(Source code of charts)
▬▬▬▬▬▬
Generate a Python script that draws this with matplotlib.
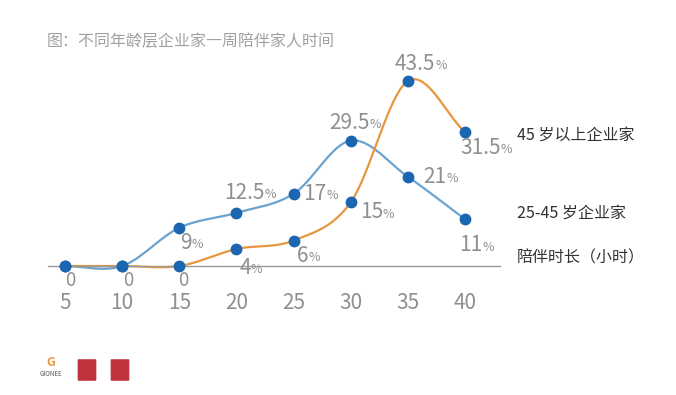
import numpy as np
import matplotlib.pyplot as plt
from matplotlib.patches import FancyBboxPatch

plt.rcParams['font.family'] = ['Noto Sans CJK SC', 'DejaVu Sans']

hours = [5, 10, 15, 20, 25, 30, 35, 40]
young = [0, 0, 9, 12.5, 17, 29.5, 21, 11]        # 25-45 岁企业家
older = [0, 0, 0, 4, 6, 15, 43.5, 31.5]         # 45 岁以上企业家

# label offsets in pixels (dx, dy) relative to each marker; None = no label
young_off = [(5, -14), (6, -14), (1, -15), (-12, 20), (10, 0), (-22, 18), (15, 0), (-6, -26)]
older_off = [None, None, (4, -14), (3, -19), (3, -15), (9, -10), (-13, 17), (-5, -16)]

c_young = '#6aa3cf'
c_older = '#e8963f'
c_dot = '#1a66b0'
c_lab = '#8f8f8f'


def smooth(x, y, n=40):
    # catmull-rom through the points
    x = np.asarray(x, float)
    y = np.asarray(y, float)
    px = np.concatenate([[2 * x[0] - x[1]], x, [2 * x[-1] - x[-2]]])
    py = np.concatenate([[2 * y[0] - y[1]], y, [2 * y[-1] - y[-2]]])
    xs, ys = [], []
    t = np.linspace(0, 1, n)
    for i in range(1, len(px) - 2):
        for arr, out in ((px, xs), (py, ys)):
            p0, p1, p2, p3 = arr[i - 1], arr[i], arr[i + 1], arr[i + 2]
            out.append(0.5 * ((2 * p1) + (-p0 + p2) * t
                              + (2 * p0 - 5 * p1 + 4 * p2 - p3) * t ** 2
                              + (-p0 + 3 * p1 - 3 * p2 + p3) * t ** 3))
    return np.concatenate(xs), np.concatenate(ys)


fig = plt.figure(figsize=(6.76, 3.95), dpi=100, facecolor='w')
ax = fig.add_axes([48 / 676, 129 / 395, 452 / 676, 195.5 / 395])

for vals, col in ((young, c_young), (older, c_older)):
    sx, sy = smooth(hours, vals)
    ax.plot(sx, sy, color=col, lw=1.6, clip_on=False, zorder=2)
for vals in (young, older):
    ax.plot(hours, vals, 'o', color=c_dot, ms=7.5, clip_on=False, zorder=3)


def pct_label(x, y, off, zero):
    dx, dy = off
    if zero:
        ax.annotate('0', (x, y), xytext=(dx, dy), textcoords='offset pixels',
                    ha='center', va='center', fontsize=13.5, color=c_lab, fontweight='light')
        return
    s = ('%g' % y)
    t = ax.annotate(s, (x, y), xytext=(dx, dy), textcoords='offset pixels',
                    ha='left', va='center', fontsize=15, color=c_lab, fontweight='light')
    ax.annotate('%', xy=(1, 0.12), xycoords=t, ha='left', va='bottom',
                fontsize=9, color=c_lab)


for x, y, off in zip(hours, young, young_off):
    pct_label(x, y, off, y == 0)
for x, y, off in zip(hours, older, older_off):
    if off is not None:
        pct_label(x, y, off, y == 0)

ax.set_xlim(3.51, 43.06)
ax.set_ylim(0, 46)
for s in ('top', 'right', 'left'):
    ax.spines[s].set_visible(False)
ax.spines['bottom'].set_color('#999999')
ax.spines['bottom'].set_linewidth(1.0)
ax.set_yticks([])
ax.set_xticks(hours)
ax.set_xticklabels([str(h) for h in hours])
ax.tick_params(axis='x', length=0, pad=19, labelsize=15, labelcolor=c_lab)

fig.text(47 / 676, 1 - 42 / 395, '图：不同年龄层企业家一周陪伴家人时间', fontsize=11.5,
         color='#a0a0a0', va='center', ha='left')
fig.text(517 / 676, 1 - 135 / 395, '45 岁以上企业家', fontsize=11.5, color='#333333', va='center')
fig.text(517 / 676, 1 - 213 / 395, '25-45 岁企业家', fontsize=11.5, color='#333333', va='center')
fig.text(517 / 676, 1 - 258 / 395, '陪伴时长（小时）', fontsize=11.5, color='#333333', va='center')

# small logos at bottom-left
fig.text(51 / 676, 1 - 363 / 395, 'G', fontsize=9, color='#e8963f', ha='center', va='center',
         fontweight='bold')
fig.text(51 / 676, 1 - 374 / 395, 'GIONEE', fontsize=4.5, color='#555555', ha='center', va='center')
for x0 in (79, 112):
    fig.patches.append(FancyBboxPatch((x0 / 676, 1 - 380 / 395), 16 / 676, 20 / 395,
                                      boxstyle='round,pad=0.002', transform=fig.transFigure,
                                      fc='#c0333d', ec='none'))

fig.savefig('out.png', dpi=100, facecolor='w')
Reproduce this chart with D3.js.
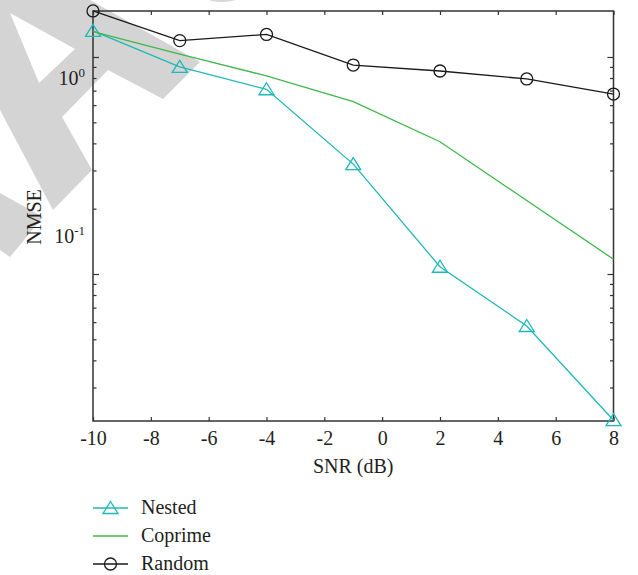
<!DOCTYPE html>
<html>
<head>
<meta charset="utf-8">
<script src="https://cdn.jsdelivr.net/npm/d3@7"></script>
<style>
  body { margin: 0; background: #fff; }
  text { font-family: "Liberation Serif", "DejaVu Serif", serif; fill: #231f20; }
</style>
</head>
<body>
<script>
// dati
var snr = [-10, -7, -4, -1, 2, 5, 8];
var nested = [1.32, 0.90, 0.71, 0.321, 0.108, 0.0576, 0.0212];
var coprime = [1.31, 1.03, 0.818, 0.623, 0.407, 0.218, 0.117];
var random = [1.63, 1.19, 1.27, 0.918, 0.862, 0.792, 0.675];
var seriesNames = ["Nested", "Coprime", "Random"];
var xTicks = [-10, -8, -6, -4, -2, 0, 2, 4, 6, 8];
var yMajor = [0.1, 1];
var yMinor = [0.03, 0.04, 0.05, 0.06, 0.07, 0.08, 0.09, 0.2, 0.3, 0.4, 0.5, 0.6, 0.7, 0.8, 0.9];
var yLabels = [{v: 1, exp: "0", shift: 28}, {v: 0.1, exp: "-1", shift: -31}];

// grandezze
var W = 638, H = 575;
var plot = {left: 93, right: 613.5, top: 11, bottom: 421};
var axisColor = "#333";

var x = d3.scaleLinear().domain([-10, 8]).range([plot.left, plot.right]);
var y = d3.scaleLog().domain([0.02102, 1.629]).range([plot.bottom, plot.top]);

var svg = d3.select("body").append("svg")
    .attr("width", W)
    .attr("height", H);

// filigrana grigia
svg.append("path")
    .attr("fill", "#d4d4d4")
    .attr("fill-rule", "evenodd")
    .attr("d", "M0,0 L90,0 L200,62 L163,99 L108,70 L62,117 L92,170 L53,210 L0,110 Z M10,13 L75,49 L39,83 Z");
svg.append("path")
    .attr("fill", "#d4d4d4")
    .attr("d", "M0,193 L43,217 L10,257 L0,250 Z");
svg.append("ellipse")
    .attr("cx", 222).attr("cy", -12).attr("rx", 26).attr("ry", 14)
    .attr("fill", "#d8d8d8");

// assi
function styleAxis(g) {
  g.select(".domain").remove();
  g.selectAll(".tick line").attr("stroke", axisColor).attr("stroke-width", 1.2);
}

svg.append("g")
    .attr("transform", "translate(0," + plot.bottom + ")")
    .call(d3.axisBottom(x).tickValues(xTicks).tickSize(-4).tickPadding(10).tickFormat(function(d){ return String(d); }))
    .call(styleAxis)
    .call(function(g){ g.selectAll("text").attr("font-size", 20).attr("font-family", "Liberation Serif").attr("fill", "#231f20"); });

svg.append("g")
    .attr("transform", "translate(0," + plot.top + ")")
    .call(d3.axisTop(x).tickValues(xTicks).tickSize(-4).tickFormat(""))
    .call(styleAxis);

[[yMajor, 6], [yMinor, 3.5]].forEach(function(t){
  svg.append("g")
      .attr("transform", "translate(" + plot.left + ",0)")
      .call(d3.axisLeft(y).tickValues(t[0]).tickSize(-t[1]).tickFormat(""))
      .call(styleAxis);
  svg.append("g")
      .attr("transform", "translate(" + plot.right + ",0)")
      .call(d3.axisRight(y).tickValues(t[0]).tickSize(-t[1]).tickFormat(""))
      .call(styleAxis);
});

svg.append("rect")
    .attr("x", plot.left).attr("y", plot.top)
    .attr("width", plot.right - plot.left).attr("height", plot.bottom - plot.top)
    .attr("fill", "none").attr("stroke", axisColor).attr("stroke-width", 1.5);

// etichette asse y (10^n)
yLabels.forEach(function(l){
  var t = svg.append("text")
      .attr("x", plot.left - 8)
      .attr("y", y(l.v) + l.shift)
      .attr("text-anchor", "end")
      .attr("font-size", 20);
  t.append("tspan").text("10");
  t.append("tspan").attr("dy", -8).attr("font-size", 13).text(l.exp);
});

svg.append("text")
    .attr("transform", "translate(41,217) rotate(-90)")
    .attr("text-anchor", "middle")
    .attr("font-size", 20)
    .text("NMSE");

svg.append("text")
    .attr("x", (plot.left + plot.right) / 2)
    .attr("y", 473)
    .attr("text-anchor", "middle")
    .attr("font-size", 20)
    .text("SNR (dB)");

// serie
var series = [
  {name: seriesNames[0], values: nested, color: "#1fb8b8", marker: "triangle"},
  {name: seriesNames[1], values: coprime, color: "#3cb94a", marker: "none"},
  {name: seriesNames[2], values: random, color: "#1a1a1a", marker: "circle"}
];

var line = d3.line()
    .x(function(d){ return x(d[0]); })
    .y(function(d){ return y(d[1]); });

var triPath = "M0,-6.5 L7.5,5.5 L-7.5,5.5 Z";

function drawMarker(g, type, color) {
  if (type === "triangle") {
    g.append("path").attr("d", triPath).attr("fill", "none").attr("stroke", color).attr("stroke-width", 1.3);
  } else if (type === "circle") {
    g.append("circle").attr("r", 6).attr("fill", "none").attr("stroke", color).attr("stroke-width", 1.3);
  }
}

series.forEach(function(s){
  var pts = snr.map(function(v, i){ return [v, s.values[i]]; });
  svg.append("path")
      .datum(pts)
      .attr("d", line)
      .attr("fill", "none")
      .attr("stroke", s.color)
      .attr("stroke-width", 1.3);
  pts.forEach(function(p){
    var g = svg.append("g").attr("transform", "translate(" + x(p[0]) + "," + y(p[1]) + ")");
    drawMarker(g, s.marker, s.color);
  });
});

// legenda
var legend = svg.append("g").attr("transform", "translate(93,508)");
series.forEach(function(s, i){
  var row = legend.append("g").attr("transform", "translate(0," + (i * 28) + ")");
  row.append("line")
      .attr("x1", 0).attr("x2", 35)
      .attr("stroke", s.color).attr("stroke-width", 1.3);
  drawMarker(row.append("g").attr("transform", "translate(17.5,0)"), s.marker, s.color);
  row.append("text")
      .attr("x", 48)
      .attr("y", 6)
      .attr("font-size", 20)
      .text(s.name);
});
</script>
</body>
</html>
▬▬▬▬▬▬
Task statement » Restate, line by line and word for word, everything from the top of the material through the line that contains "plt.rcParams['font.family'] = ['Noto". Leave pictures out.

Answer to this problem »
Generate a Python script that draws this with matplotlib.
import numpy as np
import matplotlib.pyplot as plt
from matplotlib.patches import FancyBboxPatch

plt.rcParams['font.family'] = ['Noto Sans CJK SC', 'DejaVu Sans']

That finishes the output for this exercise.